Peter Shepheard sang Jimmy Drummond in 2012 on Shepheard, Spiers & Watson’s Springthyme album Over the High Hills. They noted:
A song in Scots traveller cant. A traveller man is caught stealing gannies (chickens) and is sentenced to kerstardee (jail) leaving his mort (wife) and kenchens (children) to fend for themselves.
Pete Shepheard: With his wife and children scattered, he seems to regret his ways and vows to go ‘a-chouran’ no more—unless he should go on such a venture alone.
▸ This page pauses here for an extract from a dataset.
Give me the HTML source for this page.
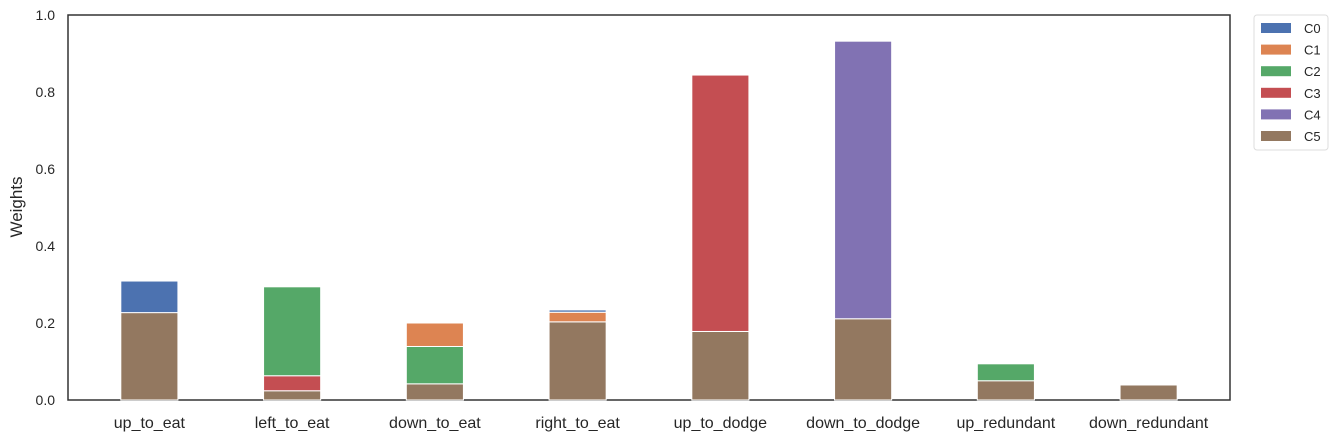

I have heard this from several traveller singers and it is collated from the singing of John Stewart recorded at Peat Inn, Fife in April 1967 (67.2.16), Mary Reid, Peat Inn April 1967 (67.2.17), John MacDonald, Marshall’s Field, Alyth August 1965 (65.17) and from Willie McPhee of Perth.
Peter Shepheard sings Jimmy Drummond
O ma name it is young Jimmy Drummond,
I travelled fae Campbelltown;
And last night I layed in a granzie,
Ma mort an ma kenchens free.
But tonight I lie in kerstardee,
An I cannae nash avree;
An ma mort an ma kenchens lie scattered,
An I dinna jan whaur they may be.
Now if ever youse dae bing a-chouran,
See i ye nash be yersel;
For a-chouran for gannies be dozens,
I was sentenced one twelvemonth tae jail.
For the sherriff says, “Drummond, you’re guilty,
You are lookin so white and so pale;”
But it’s quickly I altered my colours,
When I heard I had a twelvemonth in jail.
But when I do get out o kerstardee,
I’ll go back to the girl that I know;
In steads of gold rings on her fingers
She’ll be wearing gold rings on her toes.
I will yoke up my ox and my waggons,
An I’ll go a-chouran no more;
For when I do get out o kerstardee,
I’ll go back to the girl I adore.
But if ever I dae bing a-chouran,
I’ll be sure an I’ll gang be masel;
I will moud aa the gannies in dozens,
For there’ll be naebody there for tae tell.